→ Exercise objective
Retype the lines beneath this one, from the first through the line containing "(0,0) rectangle (2331,954);". Pictures are left out.

→ Supplied information
*****
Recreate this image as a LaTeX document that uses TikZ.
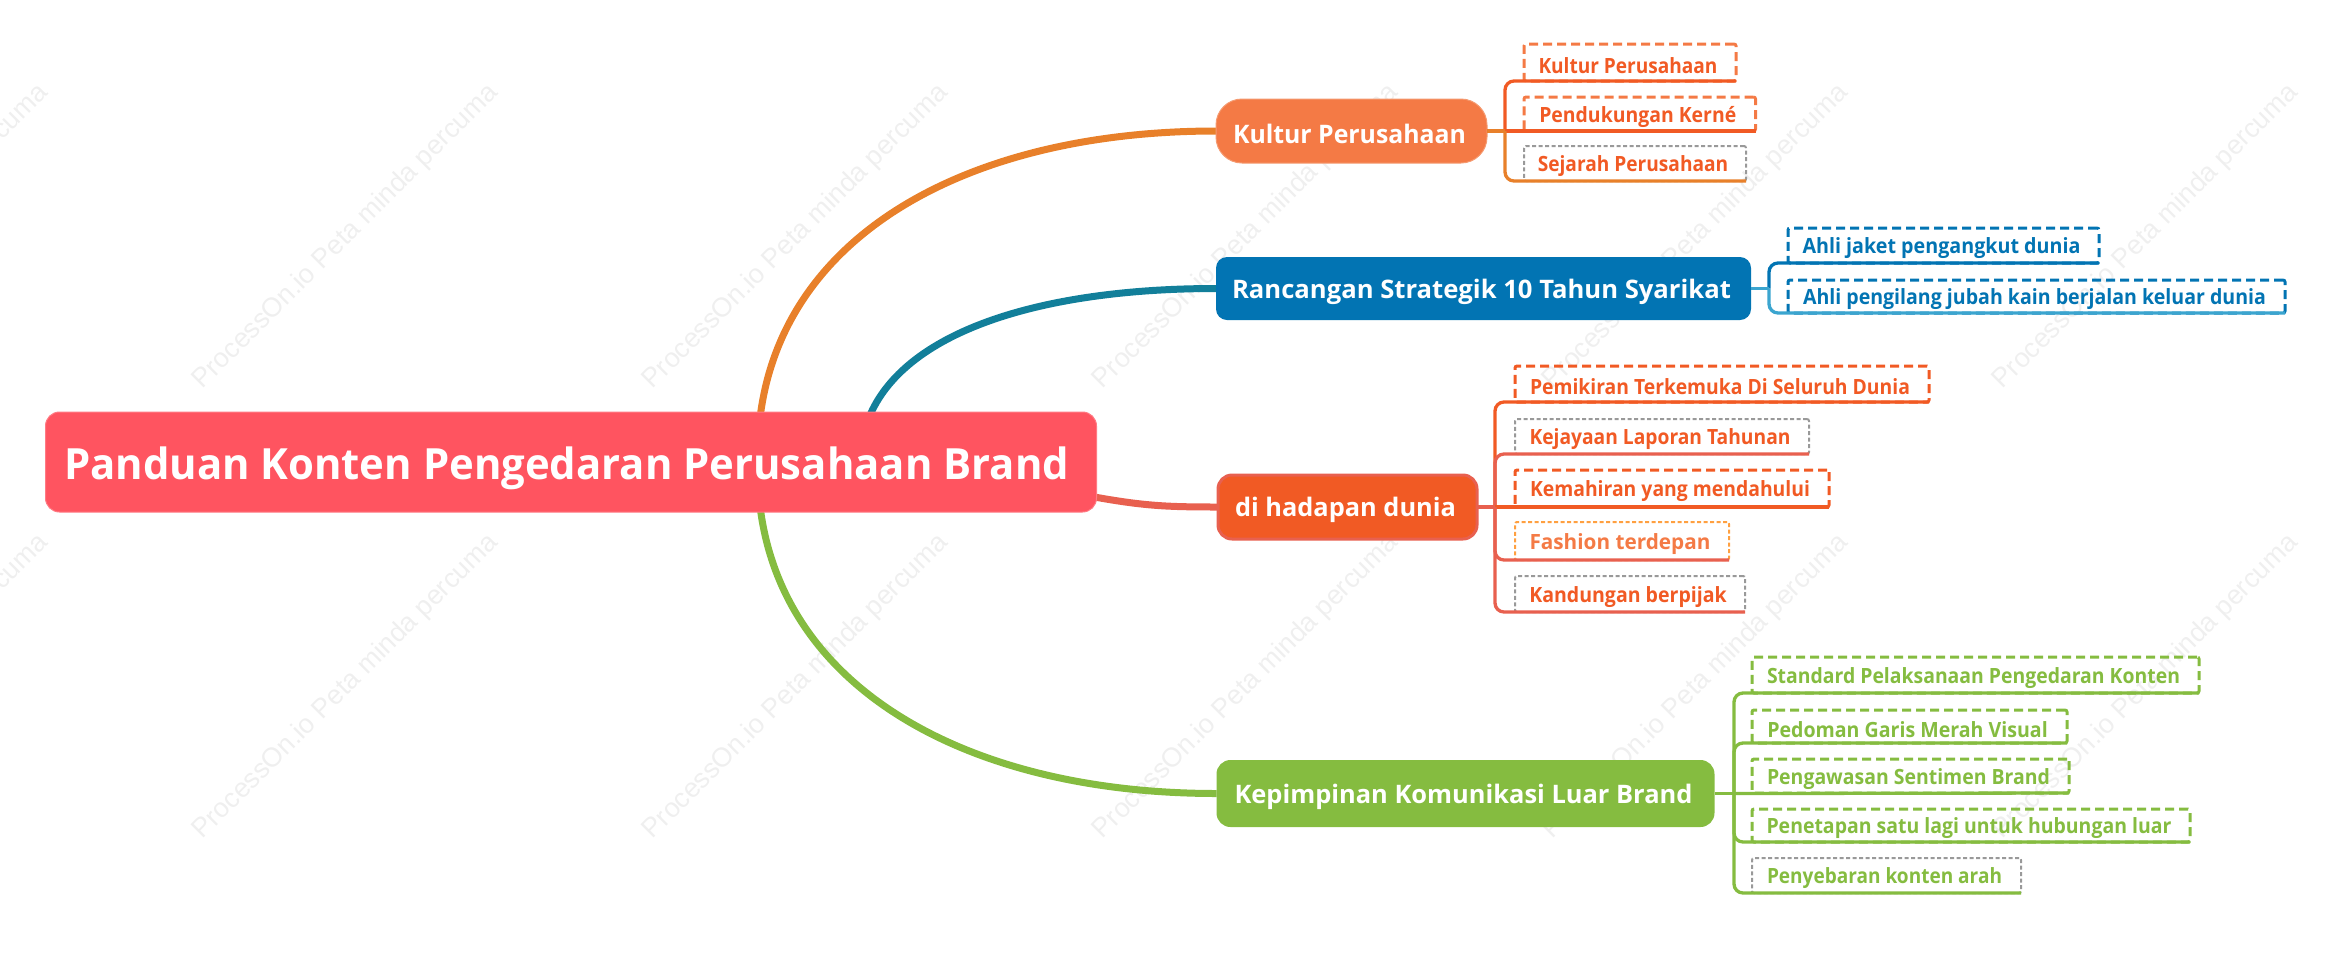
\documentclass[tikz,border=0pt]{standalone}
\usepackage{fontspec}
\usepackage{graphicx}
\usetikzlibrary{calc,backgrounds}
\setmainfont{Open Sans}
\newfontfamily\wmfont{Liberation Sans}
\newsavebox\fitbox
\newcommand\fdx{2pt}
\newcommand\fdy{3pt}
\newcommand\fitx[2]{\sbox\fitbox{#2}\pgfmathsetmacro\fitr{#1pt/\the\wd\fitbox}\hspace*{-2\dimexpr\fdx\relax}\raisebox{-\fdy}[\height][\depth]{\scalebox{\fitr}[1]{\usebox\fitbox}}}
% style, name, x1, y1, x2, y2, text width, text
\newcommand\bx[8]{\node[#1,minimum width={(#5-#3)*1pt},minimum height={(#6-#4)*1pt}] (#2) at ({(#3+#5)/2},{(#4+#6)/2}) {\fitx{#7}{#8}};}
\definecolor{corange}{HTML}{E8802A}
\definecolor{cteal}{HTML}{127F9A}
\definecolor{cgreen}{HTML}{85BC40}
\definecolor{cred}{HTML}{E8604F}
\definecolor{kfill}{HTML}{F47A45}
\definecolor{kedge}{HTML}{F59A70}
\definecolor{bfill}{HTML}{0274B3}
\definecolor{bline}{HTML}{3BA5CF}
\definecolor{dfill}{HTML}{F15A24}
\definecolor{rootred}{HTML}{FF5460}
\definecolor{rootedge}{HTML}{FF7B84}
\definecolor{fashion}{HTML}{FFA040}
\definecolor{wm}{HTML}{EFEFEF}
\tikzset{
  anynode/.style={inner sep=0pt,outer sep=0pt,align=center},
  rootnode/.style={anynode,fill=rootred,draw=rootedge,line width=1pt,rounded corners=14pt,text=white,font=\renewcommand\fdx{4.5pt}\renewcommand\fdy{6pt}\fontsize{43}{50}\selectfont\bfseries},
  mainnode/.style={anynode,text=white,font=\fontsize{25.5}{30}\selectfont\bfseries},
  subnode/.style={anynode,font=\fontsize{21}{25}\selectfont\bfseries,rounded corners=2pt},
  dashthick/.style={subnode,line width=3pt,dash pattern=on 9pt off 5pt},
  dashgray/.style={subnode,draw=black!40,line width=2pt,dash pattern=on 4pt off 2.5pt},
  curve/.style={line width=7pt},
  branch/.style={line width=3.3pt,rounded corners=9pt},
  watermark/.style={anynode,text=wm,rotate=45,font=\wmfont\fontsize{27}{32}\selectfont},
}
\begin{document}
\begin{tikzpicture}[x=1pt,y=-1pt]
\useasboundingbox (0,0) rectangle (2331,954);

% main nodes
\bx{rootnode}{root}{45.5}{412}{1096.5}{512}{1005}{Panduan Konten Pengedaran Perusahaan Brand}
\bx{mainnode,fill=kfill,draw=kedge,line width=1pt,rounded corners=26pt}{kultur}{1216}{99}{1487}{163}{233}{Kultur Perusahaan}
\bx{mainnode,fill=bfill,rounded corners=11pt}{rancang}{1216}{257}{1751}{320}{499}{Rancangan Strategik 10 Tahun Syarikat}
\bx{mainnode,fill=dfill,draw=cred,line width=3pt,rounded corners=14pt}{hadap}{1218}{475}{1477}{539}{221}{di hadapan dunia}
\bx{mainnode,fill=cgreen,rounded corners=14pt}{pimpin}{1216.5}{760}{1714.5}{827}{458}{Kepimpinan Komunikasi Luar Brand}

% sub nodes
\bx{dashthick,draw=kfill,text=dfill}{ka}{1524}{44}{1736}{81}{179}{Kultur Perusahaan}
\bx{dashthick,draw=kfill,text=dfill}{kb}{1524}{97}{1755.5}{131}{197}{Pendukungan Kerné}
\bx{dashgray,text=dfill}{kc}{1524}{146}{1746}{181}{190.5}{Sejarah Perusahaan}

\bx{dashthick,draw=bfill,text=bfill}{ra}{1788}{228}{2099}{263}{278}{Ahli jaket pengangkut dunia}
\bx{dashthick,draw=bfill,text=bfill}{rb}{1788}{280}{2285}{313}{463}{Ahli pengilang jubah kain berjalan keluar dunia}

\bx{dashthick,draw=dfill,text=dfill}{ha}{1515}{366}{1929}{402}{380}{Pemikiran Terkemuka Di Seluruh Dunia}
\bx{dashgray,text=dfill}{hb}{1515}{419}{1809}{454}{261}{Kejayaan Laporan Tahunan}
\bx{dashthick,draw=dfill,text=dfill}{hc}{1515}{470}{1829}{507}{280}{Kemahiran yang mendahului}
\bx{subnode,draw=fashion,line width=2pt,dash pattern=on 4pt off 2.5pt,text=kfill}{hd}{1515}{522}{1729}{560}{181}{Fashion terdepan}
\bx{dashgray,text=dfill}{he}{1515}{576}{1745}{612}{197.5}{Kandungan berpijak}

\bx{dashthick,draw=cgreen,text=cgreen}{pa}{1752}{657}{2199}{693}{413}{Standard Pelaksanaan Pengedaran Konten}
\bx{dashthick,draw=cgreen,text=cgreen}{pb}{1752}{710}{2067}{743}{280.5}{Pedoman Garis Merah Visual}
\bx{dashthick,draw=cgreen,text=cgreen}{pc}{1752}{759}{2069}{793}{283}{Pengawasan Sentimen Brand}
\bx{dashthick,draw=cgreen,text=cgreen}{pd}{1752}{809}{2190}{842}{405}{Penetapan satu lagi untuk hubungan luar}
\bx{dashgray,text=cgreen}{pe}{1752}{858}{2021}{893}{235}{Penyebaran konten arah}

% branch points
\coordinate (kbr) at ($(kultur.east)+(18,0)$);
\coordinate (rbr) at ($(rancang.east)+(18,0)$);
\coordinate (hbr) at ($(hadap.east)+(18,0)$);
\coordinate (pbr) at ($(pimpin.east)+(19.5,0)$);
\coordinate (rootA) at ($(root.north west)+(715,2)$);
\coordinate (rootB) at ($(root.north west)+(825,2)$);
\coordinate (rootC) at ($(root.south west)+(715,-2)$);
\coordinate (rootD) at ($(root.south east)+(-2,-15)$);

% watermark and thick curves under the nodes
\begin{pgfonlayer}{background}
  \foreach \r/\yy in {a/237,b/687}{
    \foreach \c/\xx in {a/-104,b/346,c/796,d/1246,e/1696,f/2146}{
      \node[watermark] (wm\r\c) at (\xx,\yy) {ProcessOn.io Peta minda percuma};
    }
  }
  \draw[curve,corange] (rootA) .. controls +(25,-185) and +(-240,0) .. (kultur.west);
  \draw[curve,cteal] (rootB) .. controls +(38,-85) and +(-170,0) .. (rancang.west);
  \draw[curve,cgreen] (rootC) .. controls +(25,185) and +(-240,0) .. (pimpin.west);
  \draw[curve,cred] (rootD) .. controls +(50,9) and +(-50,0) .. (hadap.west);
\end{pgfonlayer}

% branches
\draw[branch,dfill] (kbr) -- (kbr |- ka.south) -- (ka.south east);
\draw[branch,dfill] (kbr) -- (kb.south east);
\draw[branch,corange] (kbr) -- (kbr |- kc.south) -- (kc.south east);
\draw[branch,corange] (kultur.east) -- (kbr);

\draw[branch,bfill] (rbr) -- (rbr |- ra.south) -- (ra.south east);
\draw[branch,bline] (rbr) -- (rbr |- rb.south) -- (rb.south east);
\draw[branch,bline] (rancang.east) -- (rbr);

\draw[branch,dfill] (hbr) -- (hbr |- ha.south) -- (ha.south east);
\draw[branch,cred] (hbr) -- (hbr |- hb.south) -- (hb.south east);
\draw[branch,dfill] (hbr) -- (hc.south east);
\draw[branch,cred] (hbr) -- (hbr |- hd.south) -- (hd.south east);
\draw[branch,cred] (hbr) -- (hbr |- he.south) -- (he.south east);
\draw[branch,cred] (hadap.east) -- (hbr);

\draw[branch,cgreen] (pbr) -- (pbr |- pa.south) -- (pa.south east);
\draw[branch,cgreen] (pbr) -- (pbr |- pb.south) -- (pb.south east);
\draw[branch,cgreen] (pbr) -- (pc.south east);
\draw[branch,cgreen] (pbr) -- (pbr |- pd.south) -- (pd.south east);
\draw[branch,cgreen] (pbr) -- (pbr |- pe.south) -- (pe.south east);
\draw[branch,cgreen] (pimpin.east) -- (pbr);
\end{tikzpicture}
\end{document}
*****
→ Output for this exercise
Recreate this image as a LaTeX document that uses TikZ.
\documentclass[tikz,border=0pt]{standalone}
\usepackage{fontspec}
\usepackage{graphicx}
\usetikzlibrary{calc,backgrounds}
\setmainfont{Open Sans}
\newfontfamily\wmfont{Liberation Sans}
\newsavebox\fitbox
\newcommand\fdx{2pt}
\newcommand\fdy{3pt}
\newcommand\fitx[2]{\sbox\fitbox{#2}\pgfmathsetmacro\fitr{#1pt/\the\wd\fitbox}\hspace*{-2\dimexpr\fdx\relax}\raisebox{-\fdy}[\height][\depth]{\scalebox{\fitr}[1]{\usebox\fitbox}}}
% style, name, x1, y1, x2, y2, text width, text
\newcommand\bx[8]{\node[#1,minimum width={(#5-#3)*1pt},minimum height={(#6-#4)*1pt}] (#2) at ({(#3+#5)/2},{(#4+#6)/2}) {\fitx{#7}{#8}};}
\definecolor{corange}{HTML}{E8802A}
\definecolor{cteal}{HTML}{127F9A}
\definecolor{cgreen}{HTML}{85BC40}
\definecolor{cred}{HTML}{E8604F}
\definecolor{kfill}{HTML}{F47A45}
\definecolor{kedge}{HTML}{F59A70}
\definecolor{bfill}{HTML}{0274B3}
\definecolor{bline}{HTML}{3BA5CF}
\definecolor{dfill}{HTML}{F15A24}
\definecolor{rootred}{HTML}{FF5460}
\definecolor{rootedge}{HTML}{FF7B84}
\definecolor{fashion}{HTML}{FFA040}
\definecolor{wm}{HTML}{EFEFEF}
\tikzset{
  anynode/.style={inner sep=0pt,outer sep=0pt,align=center},
  rootnode/.style={anynode,fill=rootred,draw=rootedge,line width=1pt,rounded corners=14pt,text=white,font=\renewcommand\fdx{4.5pt}\renewcommand\fdy{6pt}\fontsize{43}{50}\selectfont\bfseries},
  mainnode/.style={anynode,text=white,font=\fontsize{25.5}{30}\selectfont\bfseries},
  subnode/.style={anynode,font=\fontsize{21}{25}\selectfont\bfseries,rounded corners=2pt},
  dashthick/.style={subnode,line width=3pt,dash pattern=on 9pt off 5pt},
  dashgray/.style={subnode,draw=black!40,line width=2pt,dash pattern=on 4pt off 2.5pt},
  curve/.style={line width=7pt},
  branch/.style={line width=3.3pt,rounded corners=9pt},
  watermark/.style={anynode,text=wm,rotate=45,font=\wmfont\fontsize{27}{32}\selectfont},
}
\begin{document}
\begin{tikzpicture}[x=1pt,y=-1pt]
\useasboundingbox (0,0) rectangle (2331,954);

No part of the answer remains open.